Inventor of the Modern Pinball Machine Dies At 100
porsche911 writes with this excerpt from the New York Times: "Steve Kordek, who revolutionized the game of pinball in the 1940s by designing what became the standard two-flipper machine found in bars and penny arcades around the world, died on Sunday at a hospice in Park Ridge, Ill. He was 100. ... 'Steve's impact would be comparable to D. W. Griffith moving from silent films through talkies and color and CinemaScope and 3-D with computer-generated graphics,' [pinball historian Roger] Sharpe said. 'He moved through each era seamlessly.'"
Pinball is great, and I'm fond of some of the "pinball people" I've met.
Many seem interesting and dedicated, but others just seem to have too much money and time, and have an enormous ego because of their collection.
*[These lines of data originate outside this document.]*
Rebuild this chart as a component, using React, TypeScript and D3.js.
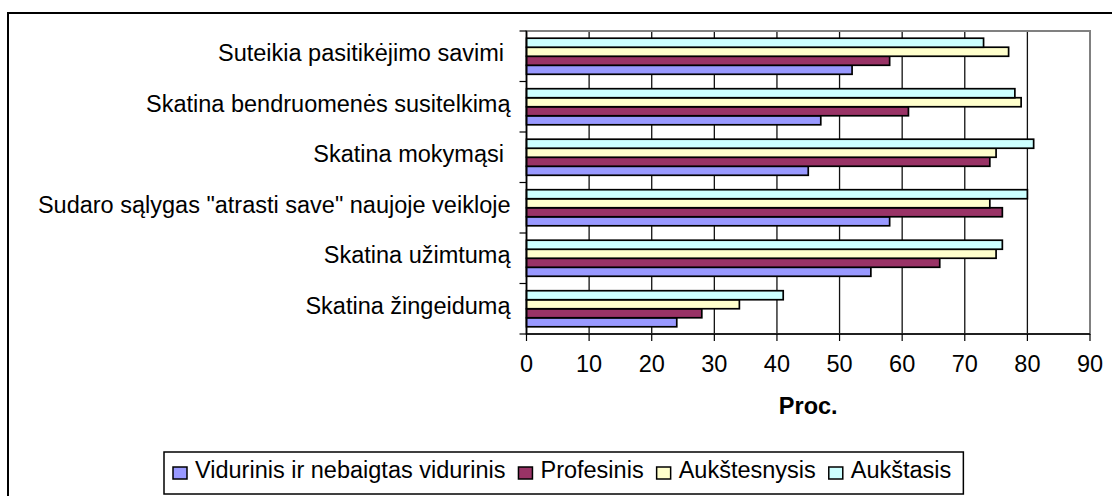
import React, { useEffect, useRef } from "react";
import * as d3 from "d3";

const categories = [
  "Suteikia pasitikėjimo savimi ",
  "Skatina bendruomenės susitelkimą",
  "Skatina mokymąsi ",
  "Sudaro sąlygas \"atrasti save\" naujoje veikloje",
  "Skatina užimtumą",
  "Skatina žingeidumą",
];

const seriesNames = ["Vidurinis ir nebaigtas vidurinis", "Profesinis", "Aukštesnysis", "Aukštasis"];
const seriesColors = ["#9999FF", "#993366", "#FFFFCC", "#CCFFFF"];

const vidurinis = [52, 47, 45, 58, 55, 24];
const profesinis = [58, 61, 74, 76, 66, 28];
const aukstesnysis = [77, 79, 75, 74, 75, 34];
const aukstasis = [73, 78, 81, 80, 76, 41];
const seriesValues = [vidurinis, profesinis, aukstesnysis, aukstasis];

const xTicks = [0, 10, 20, 30, 40, 50, 60, 70, 80, 90];
const axisTitle = "Proc.";

export default function App() {
  const ref = useRef<SVGSVGElement | null>(null);

  useEffect(() => {
    const width = 1112;
    const height = 496;
    const font = "'Liberation Sans', Arial, sans-serif";
    const fs = 23.5;
    const margin = { top: 31, right: 22, bottom: 162, left: 526.5 };
    const svg = d3.select(ref.current);
    svg.selectAll("*").remove();

    // outer chart frame
    svg.append("rect")
      .attr("x", 8).attr("y", 13)
      .attr("width", width).attr("height", height)
      .attr("fill", "#fff").attr("stroke", "#000").attr("stroke-width", 2);

    const x = d3.scaleLinear()
      .domain([0, 90])
      .range([margin.left, width - margin.right]);
    const y = d3.scaleBand()
      .domain(categories)
      .range([margin.top, height - margin.bottom]);
    // Excel draws the last series on top inside each category
    const order = [3, 2, 1, 0];
    const ySub = d3.scaleBand<number>()
      .domain(order)
      .range([0, y.bandwidth()])
      .paddingOuter(0.8);

    const plotBottom = height - margin.bottom;

    // gridlines
    svg.append("g")
      .selectAll("line")
      .data(xTicks.slice(1, -1))
      .join("line")
      .attr("x1", d => x(d)).attr("x2", d => x(d))
      .attr("y1", margin.top).attr("y2", plotBottom)
      .attr("stroke", "#111").attr("stroke-width", 1.3);

    // plot border
    svg.append("rect")
      .attr("x", x(0)).attr("y", margin.top)
      .attr("width", x(90) - x(0)).attr("height", plotBottom - margin.top)
      .attr("fill", "none").attr("stroke", "#808080").attr("stroke-width", 2);

    // bars
    seriesValues.forEach((vals, si) => {
      svg.append("g")
        .selectAll("rect")
        .data(vals)
        .join("rect")
        .attr("x", x(0))
        .attr("y", (d, i) => (y(categories[i]) ?? 0) + (ySub(si) ?? 0))
        .attr("width", d => x(d) - x(0))
        .attr("height", ySub.bandwidth())
        .attr("fill", seriesColors[si])
        .attr("stroke", "#000")
        .attr("stroke-width", 1.7);
    });

    // y axis
    svg.append("line")
      .attr("x1", x(0)).attr("x2", x(0))
      .attr("y1", margin.top).attr("y2", plotBottom)
      .attr("stroke", "#000").attr("stroke-width", 1.5);
    svg.append("g")
      .selectAll("line")
      .data(d3.range(categories.length + 1))
      .join("line")
      .attr("x1", x(0) - 7).attr("x2", x(0))
      .attr("y1", i => margin.top + i * y.step())
      .attr("y2", i => margin.top + i * y.step())
      .attr("stroke", "#000").attr("stroke-width", 1.2);
    svg.append("g")
      .selectAll("text")
      .data(categories)
      .join("text")
      .attr("x", x(0) - 16)
      .attr("y", d => (y(d) ?? 0) + y.bandwidth() / 2 + 5)
      .attr("text-anchor", "end")
      .attr("font-family", font).attr("font-size", fs)
      .style("white-space", "pre")
      .text(d => d);

    // x axis
    svg.append("line")
      .attr("x1", x(0)).attr("x2", x(90))
      .attr("y1", plotBottom).attr("y2", plotBottom)
      .attr("stroke", "#000").attr("stroke-width", 1.5);
    svg.append("g")
      .selectAll("line")
      .data(xTicks)
      .join("line")
      .attr("x1", d => x(d)).attr("x2", d => x(d))
      .attr("y1", plotBottom).attr("y2", plotBottom + 7)
      .attr("stroke", "#000").attr("stroke-width", 1.2);
    svg.append("g")
      .selectAll("text")
      .data(xTicks)
      .join("text")
      .attr("x", d => x(d))
      .attr("y", plotBottom + 38)
      .attr("text-anchor", "middle")
      .attr("font-family", font).attr("font-size", fs)
      .text(d => d);
    svg.append("text")
      .attr("x", (x(0) + x(90)) / 2)
      .attr("y", plotBottom + 80)
      .attr("text-anchor", "middle")
      .attr("font-family", font).attr("font-size", fs).attr("font-weight", "bold")
      .text(axisTitle);

    // legend
    const legend = svg.append("g");
    const box = legend.append("rect")
      .attr("fill", "#fff").attr("stroke", "#000").attr("stroke-width", 1.5);
    let cx = 173;
    let textEnd = cx;
    const ly = 478;
    seriesNames.forEach((name, i) => {
      legend.append("rect")
        .attr("x", cx).attr("y", ly - 11)
        .attr("width", 14).attr("height", 12)
        .attr("fill", seriesColors[i]).attr("stroke", "#000").attr("stroke-width", 1.5);
      const t = legend.append("text")
        .attr("x", cx + 22).attr("y", ly)
        .attr("font-family", font).attr("font-size", fs)
        .text(name);
      const w = (t.node() as SVGTextElement).getComputedTextLength();
      textEnd = cx + 22 + w;
      cx = textEnd + 13;
    });
    box.attr("x", 164).attr("y", 452).attr("width", textEnd + 12 - 164).attr("height", 42);
  }, []);

  return (
    <svg
      ref={ref}
      width={1112}
      height={496}
      style={{ position: "absolute", left: 0, top: 0, display: "block" }}
    />
  );
}
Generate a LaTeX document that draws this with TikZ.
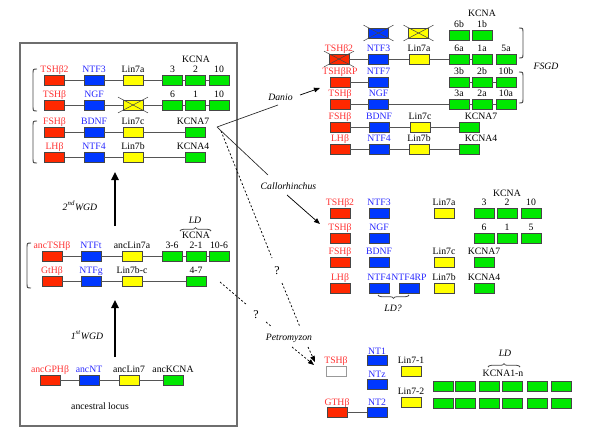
\documentclass[tikz,border=0pt]{standalone}
\usepackage{fontspec}
\setmainfont{Liberation Serif}
\usetikzlibrary{arrows.meta,calc,decorations.pathreplacing}
\definecolor{redf}{RGB}{255,40,0}
\definecolor{bluef}{RGB}{0,55,255}
\definecolor{yelf}{RGB}{255,255,0}
\definecolor{grnf}{RGB}{0,232,0}
\definecolor{redt}{RGB}{255,50,50}
\definecolor{bluet}{RGB}{40,40,255}
\definecolor{boxc}{RGB}{70,70,70}
\definecolor{linec}{RGB}{85,85,85}
\definecolor{framec}{RGB}{110,110,110}
\tikzset{
 gb/.style={draw=boxc, line width=0.55pt, minimum width=15pt, minimum height=7.3pt, inner sep=0pt, outer sep=0pt},
 rb/.style={gb, fill=redf}, bb/.style={gb, fill=bluef}, yb/.style={gb, fill=yelf},
 gnb/.style={gb, fill=grnf}, wb/.style={gb, fill=white, draw=gray!80},
 tl/.style={anchor=base, inner sep=0pt, text=black},
 rl/.style={tl, text=redt}, bll/.style={tl, text=bluet},
 it/.style={anchor=base, inner sep=0pt, font=\fontsize{7.3}{8.5}\selectfont\itshape},
 qm/.style={anchor=base, inner sep=0pt, font=\fontsize{9}{10}\selectfont},
 cn/.style={draw=linec, line width=0.6pt},
 sl/.style={draw=black!85, line width=0.5pt},
 xl/.style={draw=boxc, line width=0.4pt},
 dsh/.style={draw=black, line width=0.55pt, dash pattern=on 1.5pt off 1.5pt},
 brk/.style={draw=boxc, line width=0.7pt},
 wgd/.style={line width=2.2pt, -{Triangle[length=6pt,width=5.5pt]}},
 tarr/.style={draw=black, line width=0.55pt, -{Triangle[length=4.5pt,width=3.5pt]}},
 darr/.style={dsh, -{Triangle[length=4.5pt,width=3.5pt]}},
 br/.style={brk, line width=0.6pt, decorate, decoration={brace, amplitude=2.5pt}},
}
\newcommand\mkbox[4]{\node[#2] (#1) at (#3,#4) {};}
\newcommand\mkgene[6]{\node[#2] (#1) at (#3,#4) {};\node[#6] (#1-l) at (#3,#4-8) {#5};}
\newcommand\crossbox[1]{\draw[xl] ($(#1.north west)+(-5,-3)$) -- ($(#1.south east)+(5,3)$);\draw[xl] ($(#1.north east)+(5,-3)$) -- ($(#1.south west)+(-5,3)$);}
\newcommand\lbrk[3]{\draw[brk] (#1+4,#2) .. controls (#1,#2) .. (#1,#2+5) -- (#1,#3-5) .. controls (#1,#3) .. (#1+4,#3);}
\newcommand\rbrk[3]{\draw[brk] (#1-4,#2) .. controls (#1,#2) .. (#1,#2+5) -- (#1,#3-5) .. controls (#1,#3) .. (#1-4,#3);}
\begin{document}
\begin{tikzpicture}[x=0.75pt,y=-0.75pt,font=\fontsize{7.3}{8.5}\selectfont]
\useasboundingbox (0,0) rectangle (600,437);
% ---------------- left box ----------------
\draw[draw=framec, line width=0.9pt] (20,43) rectangle (237,426);
% row L1
\mkgene{l1r}{rb}{54.5}{80}{TSHβ2}{rl}
\mkgene{l1b}{bb}{94}{80}{NTF3}{bll}
\mkgene{l1y}{yb}{133}{80}{Lin7a}{tl}
\mkgene{l1g1}{gnb}{172.5}{80}{3}{tl}
\mkgene{l1g2}{gnb}{195.5}{80}{2}{tl}
\mkgene{l1g3}{gnb}{219}{80}{10}{tl}
\node[tl] (l1k) at (196,62) {KCNA};
\draw[cn] (l1r)--(l1b) (l1b)--(l1y) (l1y)--(l1g1) (l1g1)--(l1g2) (l1g2)--(l1g3);
% row L2
\mkgene{l2r}{rb}{54.5}{105}{TSHβ}{rl}
\mkgene{l2b}{bb}{94}{105}{NGF}{bll}
\mkbox{l2y}{yb}{133}{105}
\mkgene{l2g1}{gnb}{172.5}{105}{6}{tl}
\mkgene{l2g2}{gnb}{195.5}{105}{1}{tl}
\mkgene{l2g3}{gnb}{219}{105}{10}{tl}
\draw[cn] (l2r)--(l2b) (l2b)--(l2y) (l2y)--(l2g1) (l2g1)--(l2g2) (l2g2)--(l2g3);
\crossbox{l2y}
% row L3
\mkgene{l3r}{rb}{54.5}{132}{FSHβ}{rl}
\mkgene{l3b}{bb}{94}{132}{BDNF}{bll}
\mkgene{l3y}{yb}{133}{132}{Lin7c}{tl}
\mkbox{l3g}{gnb}{195.5}{132}
\node[tl] (l3gl) at (193,124) {KCNA7};
\draw[cn] (l3r)--(l3b) (l3b)--(l3y) (l3y)--(l3g);
% row L4
\mkgene{l4r}{rb}{54.5}{157}{LHβ}{rl}
\mkgene{l4b}{bb}{94}{157}{NTF4}{bll}
\mkgene{l4y}{yb}{133}{157}{Lin7b}{tl}
\mkbox{l4g}{gnb}{195.5}{157}
\node[tl] (l4gl) at (193,149) {KCNA4};
\draw[cn] (l4r)--(l4b) (l4b)--(l4y) (l4y)--(l4g);
\lbrk{33}{69}{111}
\lbrk{33}{121}{163}
% 2nd WGD
\coordinate (w2s) at (115,226);
\coordinate (w2e) at (115,172);
\draw[wgd] (w2s)--(w2e);
\node[it] (w2l) at (80,210) {2\textsuperscript{nd}WGD};
% row L5
\mkgene{l5r}{rb}{52}{256}{ancTSHβ}{rl}
\mkgene{l5b}{bb}{91}{256}{NTFt}{bll}
\mkgene{l5y}{yb}{132}{256}{ancLin7a}{tl}
\mkgene{l5g1}{gnb}{172}{256}{3-6}{tl}
\mkgene{l5g2}{gnb}{196}{256}{2-1}{tl}
\mkgene{l5g3}{gnb}{219}{256}{10-6}{tl}
\node[tl] (l5k) at (196,238) {KCNA};
\draw[br] (180,231) -- (211,231);
\node[it] (l5ld) at (195,223) {LD};
\draw[cn] (l5r)--(l5b) (l5b)--(l5y) (l5y)--(l5g1) (l5g1)--(l5g2) (l5g2)--(l5g3);
% row L6
\mkgene{l6r}{rb}{52}{281}{GtHβ}{rl}
\mkgene{l6b}{bb}{91}{281}{NTFg}{bll}
\mkgene{l6y}{yb}{132}{281}{Lin7b-c}{tl}
\mkgene{l6g}{gnb}{196}{281}{4-7}{tl}
\draw[cn] (l6r)--(l6b) (l6b)--(l6y) (l6y)--(l6g);
\lbrk{27}{243}{288}
% 1st WGD
\coordinate (w1s) at (115,357);
\coordinate (w1e) at (115,300);
\draw[wgd] (w1s)--(w1e);
\node[it] (w1l) at (87,339) {1\textsuperscript{st}WGD};
% row L7
\mkgene{l7r}{rb}{50}{380}{ancGPHβ}{rl}
\mkgene{l7b}{bb}{89}{380}{ancNT}{bll}
\mkgene{l7y}{yb}{129}{380}{ancLin7}{tl}
\mkgene{l7g}{gnb}{173}{380}{ancKCNA}{tl}
\draw[cn] (l7r)--(l7b) (l7b)--(l7y) (l7y)--(l7g);
\node[tl] (anc) at (100,409) {ancestral locus};
% ---------------- Danio ----------------
\mkbox{d0b}{bb}{378.5}{33}
\mkbox{d0y}{yb}{418.5}{33}
\crossbox{d0b}
\crossbox{d0y}
\mkgene{d1r}{rb}{339}{59}{TSHβ2}{rl}
\mkgene{d1b}{bb}{378.5}{59}{NTF3}{bll}
\mkgene{d1y}{yb}{419}{59}{Lin7a}{tl}
\mkgene{d1g1}{gnb}{459}{59}{6a}{tl}
\mkgene{d1g2}{gnb}{482}{59}{1a}{tl}
\mkgene{d1g3}{gnb}{506}{59}{5a}{tl}
\draw[cn] (d1r)--(d1b) (d1b)--(d1y) (d1y)--(d1g1) (d1g1)--(d1g2);
\crossbox{d1r}
\mkgene{d1h1}{gnb}{459}{35}{6b}{tl}
\mkgene{d1h2}{gnb}{482}{35}{1b}{tl}
\node[tl] (dk) at (482,16) {KCNA};
\mkgene{d2r}{rb}{340}{82.5}{TSHβRP}{rl}
\mkgene{d2b}{bb}{378.5}{82.5}{NTF7}{bll}
\mkgene{d2g1}{gnb}{459}{82.5}{3b}{tl}
\mkgene{d2g2}{gnb}{482}{82.5}{2b}{tl}
\mkgene{d2g3}{gnb}{506}{82.5}{10b}{tl}
\draw[cn] (d2r)--(d2b) (d2g1)--(d2g2) (d2g2)--(d2g3);
\mkgene{d3r}{rb}{340}{104}{TSHβ}{rl}
\mkgene{d3b}{bb}{378.5}{104}{NGF}{bll}
\mkgene{d3g1}{gnb}{459}{104}{3a}{tl}
\mkgene{d3g2}{gnb}{482}{104}{2a}{tl}
\mkgene{d3g3}{gnb}{506}{104}{10a}{tl}
\draw[cn] (d3r)--(d3b) (d3b)--(d3g1) (d3g1)--(d3g2) (d3g2)--(d3g3);
\mkgene{d4r}{rb}{340}{127}{FSHβ}{rl}
\mkgene{d4b}{bb}{379}{127}{BDNF}{bll}
\mkgene{d4y}{yb}{420}{127}{Lin7c}{tl}
\mkbox{d4g}{gnb}{469}{127}
\node[tl] (d4gl) at (481,119) {KCNA7};
\draw[cn] (d4r)--(d4b) (d4b)--(d4y) (d4y)--(d4g);
\mkgene{d5r}{rb}{340}{149}{LHβ}{rl}
\mkgene{d5b}{bb}{379}{149}{NTF4}{bll}
\mkgene{d5y}{yb}{419}{149}{Lin7b}{tl}
\mkbox{d5g}{gnb}{469}{149}
\node[tl] (d5gl) at (481,141) {KCNA4};
\draw[cn] (d5r)--(d5b) (d5b)--(d5y) (d5y)--(d5g);
\rbrk{523}{28}{58}
\rbrk{523}{72}{103}
\node[it] (fsgd) at (546,69) {FSGD};
% ---------------- species connectors ----------------
\coordinate (fan) at (217,127);
\coordinate (danE) at (278,105);
\coordinate (calE) at (268,175);
\node[it] (danio) at (280.5,100) {Danio};
\coordinate (da1) at (300,95);
\coordinate (da2) at (320,88);
\draw[sl] (fan)--(danE);
\draw[tarr] (da1)--(da2);
\node[it] (callo) at (288.5,189) {Callorhinchus};
\coordinate (ca1) at (287,195);
\coordinate (ca2) at (320,224);
\draw[sl] (fan)--(calE);
\draw[tarr] (ca1)--(ca2);
\coordinate (q1a) at (221,131);
\coordinate (q1b) at (272,258);
\coordinate (q1c) at (282,283);
\coordinate (q1d) at (300,327);
\draw[dsh] (q1a)--(q1b);
\node[qm] (q1) at (277,274) {?};
\draw[dsh] (q1c)--(q1d);
\coordinate (q2a) at (220,282);
\coordinate (q2b) at (247,305);
\coordinate (q2c) at (266,322);
\coordinate (q2d) at (272,327);
\draw[dsh] (q2a)--(q2b);
\node[qm] (q2) at (256,318) {?};
\draw[dsh] (q2c)--(q2d);
\node[it] (petro) at (289,340) {Petromyzon};
\coordinate (p1a) at (308,347);
\coordinate (p1b) at (315,362);
\coordinate (p2a) at (292,347);
\coordinate (p2b) at (314,365);
\draw[darr] (p1a)--(p1b);
\draw[darr] (p2a)--(p2b);
% ---------------- Callorhinchus ----------------
\mkgene{c1r}{rb}{340}{213}{TSHβ2}{rl}
\mkgene{c1b}{bb}{379}{213}{NTF3}{bll}
\mkgene{c1y}{yb}{444}{213}{Lin7a}{tl}
\mkgene{c1g1}{gnb}{484}{213}{3}{tl}
\mkgene{c1g2}{gnb}{507}{213}{2}{tl}
\mkgene{c1g3}{gnb}{531}{213}{10}{tl}
\node[tl] (ck) at (507,196) {KCNA};
\mkgene{c1h1}{gnb}{484}{238}{6}{tl}
\mkgene{c1h2}{gnb}{507}{238}{1}{tl}
\mkgene{c1h3}{gnb}{531}{238}{5}{tl}
\mkgene{c2r}{rb}{340}{238}{TSHβ}{rl}
\mkgene{c2b}{bb}{379}{238}{NGF}{bll}
\mkgene{c3r}{rb}{340}{262}{FSHβ}{rl}
\mkgene{c3b}{bb}{379}{262}{BDNF}{bll}
\mkgene{c3y}{yb}{444}{262}{Lin7c}{tl}
\mkgene{c3g}{gnb}{484}{262}{KCNA7}{tl}
\mkgene{c4r}{rb}{340}{288}{LHβ}{rl}
\mkgene{c4b}{bb}{379}{288}{NTF4}{bll}
\mkgene{c4b2}{bb}{409}{288}{NTF4RP}{bll}
\mkgene{c4y}{yb}{444}{288}{Lin7b}{tl}
\mkgene{c4g}{gnb}{484}{288}{KCNA4}{tl}
\draw[br] (409,295) -- (378,295);
\node[it] (cld) at (393,311) {LD?};
% ---------------- Petromyzon ----------------
\mkgene{p1}{wb}{336}{371}{TSHβ}{rl}
\node[bb] (pn1) at (377,360) {};
\node[bll] (pn1l) at (377,354) {NT1};
\node[bb] (pnz) at (377,384) {};
\node[bll] (pnzl) at (377,377) {NTz};
\mkgene{pl1}{yb}{411}{371}{Lin7-1}{tl}
\mkgene{pl2}{yb}{411}{402}{Lin7-2}{tl}
\node[rb] (pg) at (337,412) {};
\node[rl] (pgl) at (337,405) {GTHβ};
\node[bb] (pn2) at (377,412) {};
\node[bll] (pn2l) at (377,405) {NT2};
\draw[cn] (pg)--(pn2);
\foreach \i/\xx in {1/443,2/465.5,3/489,4/512.5,5/537,6/561.5}{
  \node[gnb] (pk1\i) at (\xx,386) {};
  \node[gnb] (pk2\i) at (\xx,403) {};
}
\node[tl] (pkl) at (503,376) {KCNA1-n};
\draw[br] (488,367) -- (520,367);
\node[it] (pld) at (505,356) {LD};
\end{tikzpicture}
\end{document}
Pinball is fun, I agree. However, like many expensive hobbies it seems to attract some really elitist dickweeds, and I'm having a hard time with the competing emotions of feeling sorry that this guy died, but at the same time elated that I hope the news momentarily pauses a few real assholes I've known. It won't, I know that, and it doesn't really matter.... so forgive my terrible pettiness, but M & L (you Federal Agent lunatics, you), wherever you are, I hope this makes your a day a little dimmer and distracts you for a split second where-in something truly awful befalls you both.
Petty? Yes. But so are whackjob federal agents with an axe to grind.